§ What you have to do
Print the listing from its top line through the line containing "import plotly.graph_objects as go", nothing more, and leave out the pictures.
--- Data extract ---
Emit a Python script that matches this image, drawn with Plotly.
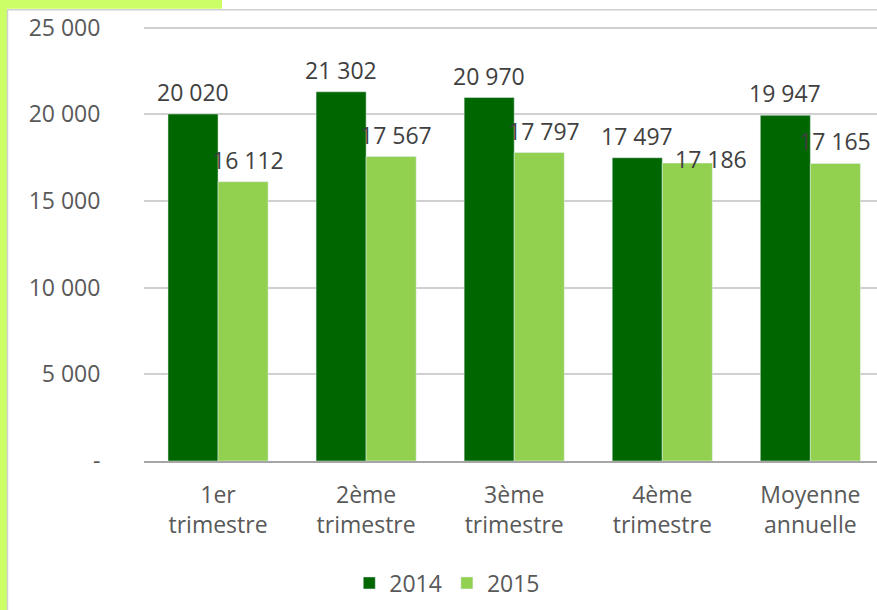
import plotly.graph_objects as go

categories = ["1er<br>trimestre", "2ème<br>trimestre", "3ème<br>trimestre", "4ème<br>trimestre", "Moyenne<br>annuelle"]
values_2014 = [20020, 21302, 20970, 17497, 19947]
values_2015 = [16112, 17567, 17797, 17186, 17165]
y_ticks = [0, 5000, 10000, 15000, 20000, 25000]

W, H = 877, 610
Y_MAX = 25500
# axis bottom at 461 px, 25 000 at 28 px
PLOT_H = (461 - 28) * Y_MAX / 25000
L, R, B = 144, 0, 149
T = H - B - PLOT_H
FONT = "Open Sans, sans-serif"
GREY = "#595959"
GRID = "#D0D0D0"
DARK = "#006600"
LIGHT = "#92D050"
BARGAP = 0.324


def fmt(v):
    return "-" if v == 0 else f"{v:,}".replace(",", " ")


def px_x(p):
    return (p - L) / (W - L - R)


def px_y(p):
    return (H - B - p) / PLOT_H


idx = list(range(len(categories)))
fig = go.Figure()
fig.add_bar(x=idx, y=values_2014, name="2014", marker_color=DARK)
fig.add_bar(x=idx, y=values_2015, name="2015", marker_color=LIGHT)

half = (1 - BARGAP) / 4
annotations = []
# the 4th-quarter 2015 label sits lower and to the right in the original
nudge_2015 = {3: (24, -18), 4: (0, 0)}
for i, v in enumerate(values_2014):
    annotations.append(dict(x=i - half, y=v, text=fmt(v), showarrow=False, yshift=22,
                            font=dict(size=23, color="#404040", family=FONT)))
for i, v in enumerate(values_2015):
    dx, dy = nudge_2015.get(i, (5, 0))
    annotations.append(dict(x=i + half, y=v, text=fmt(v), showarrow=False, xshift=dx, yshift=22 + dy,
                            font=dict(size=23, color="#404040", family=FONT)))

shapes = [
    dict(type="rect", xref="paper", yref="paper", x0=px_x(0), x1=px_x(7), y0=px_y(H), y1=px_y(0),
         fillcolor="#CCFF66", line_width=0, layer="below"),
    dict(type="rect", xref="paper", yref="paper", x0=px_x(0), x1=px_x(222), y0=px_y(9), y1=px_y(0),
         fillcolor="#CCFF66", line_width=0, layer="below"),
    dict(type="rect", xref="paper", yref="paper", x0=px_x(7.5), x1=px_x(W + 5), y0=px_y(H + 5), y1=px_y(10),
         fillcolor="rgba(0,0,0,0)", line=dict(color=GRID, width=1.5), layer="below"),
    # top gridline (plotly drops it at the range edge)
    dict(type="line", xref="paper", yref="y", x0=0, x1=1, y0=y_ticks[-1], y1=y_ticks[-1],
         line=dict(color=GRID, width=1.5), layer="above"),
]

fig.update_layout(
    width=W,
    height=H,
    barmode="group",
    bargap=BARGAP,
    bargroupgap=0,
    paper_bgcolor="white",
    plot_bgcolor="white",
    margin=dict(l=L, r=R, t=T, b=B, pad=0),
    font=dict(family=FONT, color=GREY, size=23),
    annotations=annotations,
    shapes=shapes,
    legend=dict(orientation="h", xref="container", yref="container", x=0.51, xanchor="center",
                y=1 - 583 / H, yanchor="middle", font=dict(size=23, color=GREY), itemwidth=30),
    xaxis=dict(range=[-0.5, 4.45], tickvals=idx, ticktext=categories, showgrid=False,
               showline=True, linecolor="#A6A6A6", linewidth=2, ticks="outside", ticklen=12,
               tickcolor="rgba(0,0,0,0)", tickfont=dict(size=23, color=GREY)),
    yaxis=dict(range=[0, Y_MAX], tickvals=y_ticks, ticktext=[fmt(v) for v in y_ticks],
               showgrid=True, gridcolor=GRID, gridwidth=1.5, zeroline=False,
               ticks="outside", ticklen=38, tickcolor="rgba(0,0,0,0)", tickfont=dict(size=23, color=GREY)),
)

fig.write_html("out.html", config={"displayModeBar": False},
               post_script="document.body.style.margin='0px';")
---
§ Reply to the exercise
Emit a Python script that matches this image, drawn with Plotly.
import plotly.graph_objects as go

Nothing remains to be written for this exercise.